> [Required task] Reproduce the material below line by line, beginning with its first line and ending with the line that contains "post_val = [21.5, 19.0, 13.1, 11.3, 9.3, 7.5, 5.4, 5.25, 5.05]"; leave out pictures.

++++++++

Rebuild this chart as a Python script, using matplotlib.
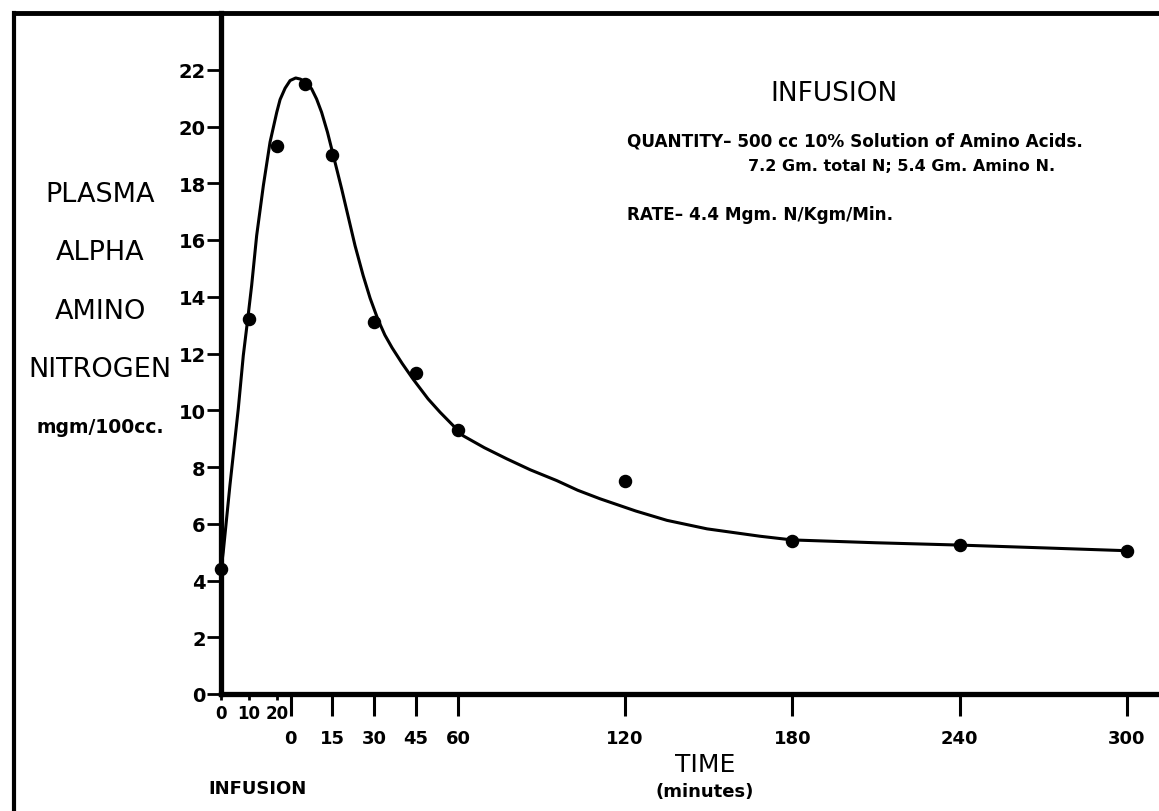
import matplotlib
matplotlib.use("Agg")
import matplotlib.pyplot as plt
from matplotlib.lines import Line2D

W, H = 1159, 812
INFUSION_END = 25  # infusion minutes before the post-infusion clock restarts at 0

# measured points
infusion_min = [0, 10, 20]
infusion_val = [4.4, 13.2, 19.3]
post_min = [5, 15, 30, 45, 60, 120, 180, 240, 300]
post_val = [21.5, 19.0, 13.1, 11.3, 9.3, 7.5, 5.4, 5.25, 5.05]

# hand drawn curve (minutes from start of infusion)
curve_min = [0, 0.8, 3.2, 6.2, 8.0, 9.6, 11.0, 12.8, 15.2, 17.6, 20.0, 21.2,
             23.0, 24.8, 26.8, 28.5, 30.1, 32.5, 34.3, 36.1, 38.2, 40.3, 43.3,
             48.1, 51.0, 53.5, 56.3, 58.8, 61.4, 65.0, 68.9, 74.3, 78.6, 86.9,
             94.5, 102.5, 111.0, 120.5, 128.0, 136.0, 148.8, 160.0, 174.4,
             193.4, 204.9, 235.0, 264.4, 295.0, 325.0]
curve_val = [4.4, 5.0, 7.35, 10.05, 11.93, 13.22, 14.4, 16.16, 17.92, 19.45,
             20.5, 20.95, 21.35, 21.62, 21.71, 21.67, 21.57, 21.33, 20.97,
             20.5, 19.8, 18.98, 17.8, 15.8, 14.75, 13.95, 13.2, 12.65, 12.2,
             11.65, 11.1, 10.4, 9.93, 9.1, 8.68, 8.29, 7.9, 7.52, 7.18, 6.88,
             6.45, 6.12, 5.82, 5.56, 5.43, 5.33, 5.25, 5.15, 5.05]

y_ticks = list(range(0, 24, 2))
infusion_ticks = [0, 10, 20]
post_ticks = [0, 15, 30, 45, 60, 120, 180, 240, 300]


def fx(x):
    return x / W


def fy(y):
    return 1 - y / H


fig = plt.figure(figsize=(W / 100, H / 100), dpi=100, facecolor="white")
ax = fig.add_axes([fx(221), fy(695), (W - 221) / W, (695 - 14) / H])
ax.set_xlim(0, (W - 221) / 2.787)
ax.set_ylim(0, 24)

ax.plot(curve_min, curve_val, color="black", lw=2.2, solid_joinstyle="round",
        solid_capstyle="round", zorder=2)
ax.plot(infusion_min, infusion_val, "o", color="black", ms=8.7, zorder=3, clip_on=False)
ax.plot([INFUSION_END + m for m in post_min], post_val, "o", color="black",
        ms=8.7, zorder=3, clip_on=False)

for side in ["top", "right"]:
    ax.spines[side].set_visible(False)
for side in ["left", "bottom"]:
    ax.spines[side].set_linewidth(3.8)

ax.set_yticks(y_ticks)
ax.set_yticklabels([str(v) for v in y_ticks])
ax.tick_params(axis="y", direction="out", length=10, width=2, pad=1, labelsize=14)

ax.set_xticks([INFUSION_END + m for m in post_ticks])
ax.set_xticklabels([str(m) for m in post_ticks])
ax.set_xticks(infusion_ticks, minor=True)
ax.set_xticklabels([str(m) for m in infusion_ticks], minor=True)
ax.tick_params(axis="x", which="major", direction="out", length=16, width=2.2,
               pad=9, labelsize=13)
ax.tick_params(axis="x", which="minor", direction="out", length=4, width=2,
               pad=3, labelsize=12)
for lab in ax.get_xticklabels(which="both") + ax.get_yticklabels():
    lab.set_fontweight("bold")

# frame of the original sheet
fig.add_artist(Line2D([fx(14), 1], [fy(14), fy(14)], transform=fig.transFigure,
                      color="black", lw=3.5, solid_capstyle="projecting"))
fig.add_artist(Line2D([fx(14), fx(14)], [fy(14), 0], transform=fig.transFigure,
                      color="black", lw=3, solid_capstyle="projecting"))

for word, y in [("PLASMA", 195), ("ALPHA", 253), ("AMINO", 312), ("NITROGEN", 370)]:
    fig.text(fx(100), fy(y), word, ha="center", va="center", fontsize=19.5)
fig.text(fx(100), fy(428), "mgm/100cc.", ha="center", va="center",
         fontsize=13.5, fontweight="bold")

fig.text(fx(834), fy(94), "INFUSION", ha="center", va="center", fontsize=19)
fig.text(fx(627), fy(142), "QUANTITY\u2013 500 cc 10% Solution of Amino Acids.",
         ha="left", va="center", fontsize=12.2, fontweight="bold")
fig.text(fx(748), fy(167), "7.2 Gm. total N; 5.4 Gm. Amino N.",
         ha="left", va="center", fontsize=11.5, fontweight="bold")
fig.text(fx(627), fy(215), "RATE\u2013 4.4 Mgm. N/Kgm/Min.",
         ha="left", va="center", fontsize=12.2, fontweight="bold")

fig.text(fx(705), fy(765), "TIME", ha="center", va="center", fontsize=18)
fig.text(fx(705), fy(792), "(minutes)", ha="center", va="center",
         fontsize=13, fontweight="bold")
fig.text(fx(258), fy(789), "INFUSION", ha="center", va="center",
         fontsize=13, fontweight="bold")

fig.savefig("out.png", dpi=100, facecolor="white")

++++++++

> [Task result]
Rebuild this chart as a Python script, using matplotlib.
import matplotlib
matplotlib.use("Agg")
import matplotlib.pyplot as plt
from matplotlib.lines import Line2D

W, H = 1159, 812
INFUSION_END = 25  # infusion minutes before the post-infusion clock restarts at 0

# measured points
infusion_min = [0, 10, 20]
infusion_val = [4.4, 13.2, 19.3]
post_min = [5, 15, 30, 45, 60, 120, 180, 240, 300]
post_val = [21.5, 19.0, 13.1, 11.3, 9.3, 7.5, 5.4, 5.25, 5.05]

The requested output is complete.